Why sanctuary?

Beverley Minster is uniquely placed to tell the heritage story of sanctuary since 937AD – the only place in the UK able to bring together three distinct types of evidence. The Minster houses an Anglo-Saxon sanctuary chair, one of only two in existence. Three sanctuary crosses, now scheduled ancient monuments, marked the limited area of sanctuary radiating out from the Minster doors. The British Library houses the original Beverley Sanctuary Book (1478 – 1540) and the Minster Sanctuary Oath. Using this rare unique collection and restoring the structure of the sanctuary roof, we can bring to life the untold story with a focus on individual stories from 1478-1540, telling of why they sought sanctuary and the discrimination to which this could lead.

The origins of the Minster can be traced back to Bishop John of York who founded a monastery on the site in c. 706 and retired there in retired in 714. He died in 721 and his remains are in the present building. As a renowned teacher and healer he attracted huge numbers of pilgrims and was translated to sainthood in 1037. He trained the Venerable Bede who wrote an account of John’s life in his ‘History of the English Church’. Tradition has it that King Athelstan visited John’s tomb in 934 while leading his army north to fight against the King of Scotland. Athelstan reputedly credited his victory to Bishop John and created sanctuary extending two miles from his tomb. This was extremely rare because, apart from Beverley Minster, only Durham, in the north, had this extended sanctuary limit.

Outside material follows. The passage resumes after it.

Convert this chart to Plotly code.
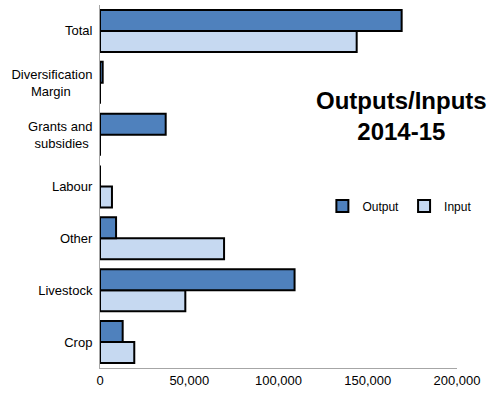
import plotly.graph_objects as go

categories = ["Crop", "Livestock", "Other", "Labour",
              "Grants and<br>subsidies&nbsp;", "Diversification<br>Margin&nbsp;&nbsp;&nbsp;&nbsp;&nbsp;&nbsp;",
              "Total"]
output_vals = [12700, 109000, 9000, 0, 36800, 1500, 169000]
input_vals = [19200, 47800, 69500, 6700, 0, 0, 143800]
x_ticks = [0, 50000, 100000, 150000, 200000]
x_labels = ["0", "50,000", "100,000", "150,000", "200,000"]

fig = go.Figure()
# input first so output sits on top inside each group
fig.add_trace(go.Bar(y=categories, x=input_vals, orientation="h", name="Input",
                     marker=dict(color="#C6D9F1", line=dict(color="black", width=2))))
fig.add_trace(go.Bar(y=categories, x=output_vals, orientation="h", name="Output",
                     marker=dict(color="#4F81BD", line=dict(color="black", width=2))))

fig.add_annotation(text="<b>Outputs/Inputs<br>2014-15</b>", x=0.845, y=0.694,
                   xref="paper", yref="paper", showarrow=False,
                   xanchor="center", yanchor="middle",
                   font=dict(family="Liberation Sans, Arial", size=24, color="black"))

fig.update_layout(
    width=494, height=399,
    margin=dict(l=100, r=37, t=5, b=31, autoexpand=False),
    barmode="group", bargap=0.19, bargroupgap=0,
    plot_bgcolor="white", paper_bgcolor="white",
    font=dict(family="Liberation Sans, Arial", size=13, color="black"),
    legend=dict(orientation="h", x=0.84, y=0.446, xanchor="center", yanchor="middle",
                traceorder="reversed", font=dict(size=12),
                itemwidth=30, bgcolor="rgba(0,0,0,0)"),
    xaxis=dict(range=[0, 200000], tickvals=x_ticks, ticktext=x_labels,
               showgrid=False, showline=True, linecolor="#A6A6A6", linewidth=1,
               zeroline=False, ticks="", automargin=False),
    yaxis=dict(showgrid=False, showline=True, linecolor="#A6A6A6", linewidth=1,
               ticks="outside", ticklen=4, tickcolor="white", automargin=False),
)

# drop the page's default body margin so the chart sits at the window corner
fig.write_html("out.html", config={"displayModeBar": False},
               post_script="document.body.style.margin='0';")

The Minster is one of only a few parish churches to house the remains of a saint – John of Beverley. His presence has attracted pilgrims for over 1,000 years and today we welcome over 60,000 visitors annually. Visitors are attracted not only by the architecture of one of Europe’s finest Gothic buildings, but also as a place of sanctuary to retreat from the bustle of everyday life. People from all walks of life comment on the peace they find in the building and of the welcome they receive. Over 7,000 prayer candles are lit each year and many can be seen taking advantage of the inspirational ambience to pray, which is enhanced by daily midday prayers.

The sanctuary story resonates with the contemporary issue of refugees seeking sanctuary. The project team will work with the City of Sanctuary organisation formed in 2010 to help refugees and people seeking asylum. The school study packs will include information to give pupils an insight into attitudes of today’s society and for them to debate and compare this with the way in which migrant people were viewed in the Middle Ages.

Our Sanctuary Project seeks to tell the unique story of Beverley Minster – place of sanctuary.